• _TASK TO COMPLETE_:
Below is a listing to write out in full, exactly as given, without its pictures.

• _GIVEN DATA_:
______________________________
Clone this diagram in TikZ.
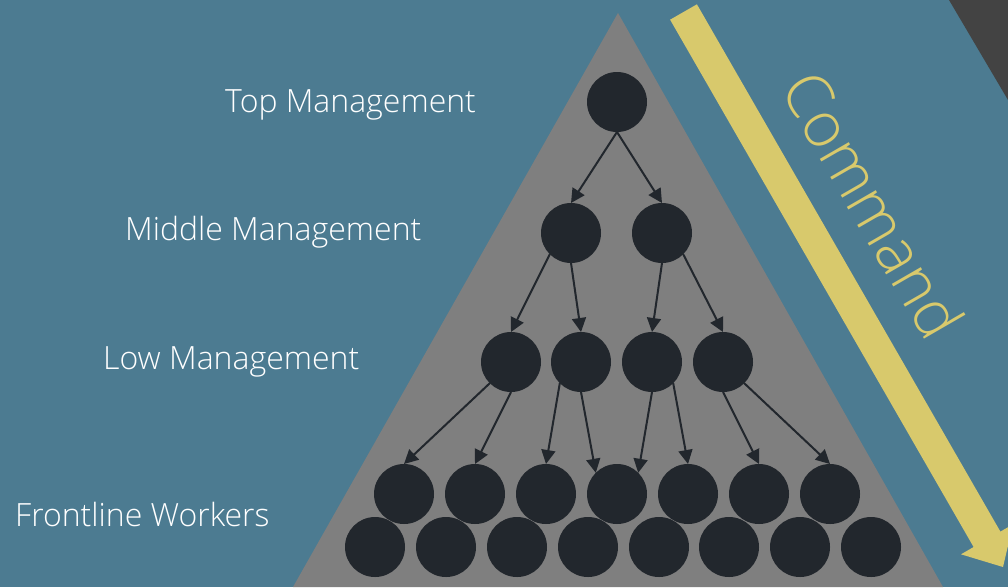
\documentclass[tikz,border=0pt]{standalone}
\usepackage{fontspec}
\setmainfont{Open Sans Light}
\usetikzlibrary{arrows.meta}

\definecolor{bgblue}{HTML}{4C7B91}
\definecolor{cornergrey}{HTML}{434343}
\definecolor{pyramidgrey}{HTML}{7F7F7F}
\definecolor{nodedark}{HTML}{22272D}
\definecolor{commandyellow}{HTML}{D8C96C}

\begin{document}
\begin{tikzpicture}[x=1pt,y=-1pt,
  person/.style={circle,fill=nodedark,minimum size=60pt,inner sep=0pt,outer sep=0pt},
  link/.style={draw=nodedark,line width=2pt,-{Triangle[length=14pt,width=14pt]}},
  level/.style={text=white,font=\fontsize{32}{38}\selectfont,anchor=base west,inner sep=0pt}]

% canvas
\fill[bgblue] (0,0) rectangle (1008,587);
\useasboundingbox (0,0) rectangle (1008,587);
\fill[cornergrey] (949,0) -- (1008,0) -- (1008,100) -- cycle;

% pyramid
\fill[pyramidgrey] (618,13) -- (943,587) -- (293,587) -- cycle;

% command arrow
\fill[commandyellow] (670.1,19.7) -- (696.9,4.3) -- (1000.4,531.6) -- (1013,524.3)
  -- (1003,567) -- (961,554.3) -- (973.6,547.0) -- cycle;
\node[text=commandyellow,font=\fontsize{63}{70}\selectfont,rotate=-60,
  anchor=base west,inner sep=0pt] (cmd) at (779,88) {Command};

% hierarchy levels
\node[person] (t) at (617,102) {};
\node[person] (m1) at (571,233) {};
\node[person] (m2) at (662,233) {};
\foreach \x [count=\i] in {511,581,652,723}
  \node[person] (l\i) at (\x,362) {};
\foreach \x [count=\i] in {404,475,546,617,688,759,830}
  \node[person] (f\i) at (\x,494) {};
\foreach \x [count=\i] in {375,446,517,588,659,729,800,871}
  \node[person] (g\i) at (\x,547) {};

% reporting lines
\draw[link] (t.south) -- (m1.north);
\draw[link] (t.south) -- (m2.north);
\draw[link] (m1.south west) -- (l1.north);
\draw[link] (m1.south) -- (l2.north);
\draw[link] (m2.south) -- (l3.north);
\draw[link] (m2.south east) -- (l4.north);
\draw[link] (l1.south west) -- (f1.north);
\draw[link] (l1.south) -- (f2.north);
\draw[link] (l2.south west) -- (f3.north);
\draw[link] (l2.south) -- (f4.north west);
\draw[link] (l3.south) -- (f4.north east);
\draw[link] (l3.south east) -- (f5.north);
\draw[link] (l4.south) -- (f6.north);
\draw[link] (l4.south east) -- (f7.north);

% labels
\node[level] (ltop) at (225,112) {Top Management};
\node[level] (lmid) at (125,240) {Middle Management};
\node[level] (llow) at (103,369) {Low Management};
\node[level] (lfront) at (15,526) {Frontline Workers};
\end{tikzpicture}
\end{document}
______________________________
• _OUTPUT_:
Clone this diagram in TikZ.
\documentclass[tikz,border=0pt]{standalone}
\usepackage{fontspec}
\setmainfont{Open Sans Light}
\usetikzlibrary{arrows.meta}

\definecolor{bgblue}{HTML}{4C7B91}
\definecolor{cornergrey}{HTML}{434343}
\definecolor{pyramidgrey}{HTML}{7F7F7F}
\definecolor{nodedark}{HTML}{22272D}
\definecolor{commandyellow}{HTML}{D8C96C}

\begin{document}
\begin{tikzpicture}[x=1pt,y=-1pt,
  person/.style={circle,fill=nodedark,minimum size=60pt,inner sep=0pt,outer sep=0pt},
  link/.style={draw=nodedark,line width=2pt,-{Triangle[length=14pt,width=14pt]}},
  level/.style={text=white,font=\fontsize{32}{38}\selectfont,anchor=base west,inner sep=0pt}]

% canvas
\fill[bgblue] (0,0) rectangle (1008,587);
\useasboundingbox (0,0) rectangle (1008,587);
\fill[cornergrey] (949,0) -- (1008,0) -- (1008,100) -- cycle;

% pyramid
\fill[pyramidgrey] (618,13) -- (943,587) -- (293,587) -- cycle;

% command arrow
\fill[commandyellow] (670.1,19.7) -- (696.9,4.3) -- (1000.4,531.6) -- (1013,524.3)
  -- (1003,567) -- (961,554.3) -- (973.6,547.0) -- cycle;
\node[text=commandyellow,font=\fontsize{63}{70}\selectfont,rotate=-60,
  anchor=base west,inner sep=0pt] (cmd) at (779,88) {Command};

% hierarchy levels
\node[person] (t) at (617,102) {};
\node[person] (m1) at (571,233) {};
\node[person] (m2) at (662,233) {};
\foreach \x [count=\i] in {511,581,652,723}
  \node[person] (l\i) at (\x,362) {};
\foreach \x [count=\i] in {404,475,546,617,688,759,830}
  \node[person] (f\i) at (\x,494) {};
\foreach \x [count=\i] in {375,446,517,588,659,729,800,871}
  \node[person] (g\i) at (\x,547) {};

% reporting lines
\draw[link] (t.south) -- (m1.north);
\draw[link] (t.south) -- (m2.north);
\draw[link] (m1.south west) -- (l1.north);
\draw[link] (m1.south) -- (l2.north);
\draw[link] (m2.south) -- (l3.north);
\draw[link] (m2.south east) -- (l4.north);
\draw[link] (l1.south west) -- (f1.north);
\draw[link] (l1.south) -- (f2.north);
\draw[link] (l2.south west) -- (f3.north);
\draw[link] (l2.south) -- (f4.north west);
\draw[link] (l3.south) -- (f4.north east);
\draw[link] (l3.south east) -- (f5.north);
\draw[link] (l4.south) -- (f6.north);
\draw[link] (l4.south east) -- (f7.north);

% labels
\node[level] (ltop) at (225,112) {Top Management};
\node[level] (lmid) at (125,240) {Middle Management};
\node[level] (llow) at (103,369) {Low Management};
\node[level] (lfront) at (15,526) {Frontline Workers};
\end{tikzpicture}
\end{document}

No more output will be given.